Rates outlook, China aid A$ reversal

Despite neutral to weaker risk trends across key sentiment barometers overnight, the Aussie, Kiwi and sterling led a charge higher against the greenback, leaving the Euro and CAD trailing behind. Yesterday’s domestic inflation dataprovided a key inflection point for the Aussie dollar and the subsequent Chinese PMI release confirmed the trend. According to the Australian Bureau of Statistics, headline inflation grew at a yearly pace of 2-percent in the third-quarter. The RBA’s preferred core price measure (the trimmed mean and weighted median) rose in excess of expectations, up 2.4 and 2.6 percent respectively. While the RBA’s inflation target range of 2 – 3 percent is not in breach, market participants have scaled back near certain odds of a Melbourne Cup day interest rate cut.

Solid bids for the Aussie were also noted in the ensuing period of yesterday’s Chinese PMI. According to HSBC, manufacturing PMI rose to 49.1 in October from a previous 47.9. Although the index is still in contraction territory, it represents another tentative sign China’s economy is beginning to stabilize. While the RBA may categorise inflation pressures as transitory given the introduction of the carbon tax, it’s also apparent they now have less “scope” than previously thought. They may also acknowledge tentative signs China is stabilizing, in light of the strong data pulse from the region.

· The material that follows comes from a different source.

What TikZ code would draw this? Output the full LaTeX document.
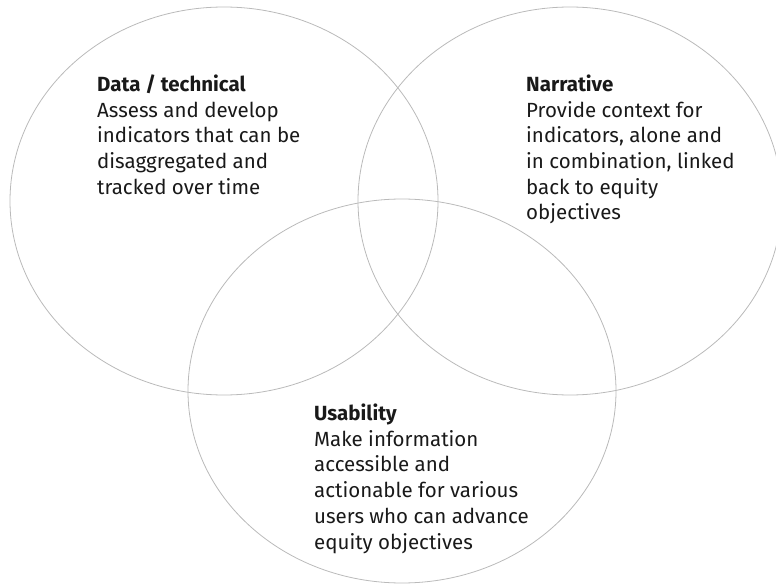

Meanwhile, less-than-encouraging Euro-Zone PMI releases kept the Euro under moderate pressure. Both German services and manufacturing PMI fell short of estimates, and Euro-Zone Composite fell deeper into contraction territory. Spain’s economic fortunes also continue to hang in the balance. According to central bank estimates, growth contracted by 0.4 percent in third-quarter from the previous quarter. Investors also appear to be growing impatient with Madrid’s apparent reluctance to request financial aid, considered a critical part of the equation needed to restore confidence in the broader Euro-Zone.

Across the Atlantic, US markets managed to regain some composure after Tuesday’s sell-off with benchmark indices finish the day slightly lower after modest gains earlier in the session. Tuesday saw stock markets recalibrate earnings expectations after a slew of less than encouraging reports, in turn providing greater scope for upside surprises. Markit manufacturing PMI rose to 51.3 in October from a previous 51.1. Economists had anticipated a slight larger rise to 51.5.

This morning the Australian dollar briefly broke short-term resistance of 103.5 US cents and residual support from the Kiwi(after the RBNZ policy decision) has kept the momentum in its favour despite late weakness from US equities. Although we anticipate 104 US cents is the next technical pit-stop for the local unit, it unlikely to find the impetus to do so in the domestic session. This leaves the Aussieat the mercy of offshore moves to confirm or deny the trend with the next major directives will be the FOMC policy decision, durable goods orders, weekly jobless claims and housing data. At the time of writing the Australian dollar is buying 103.5 US cents.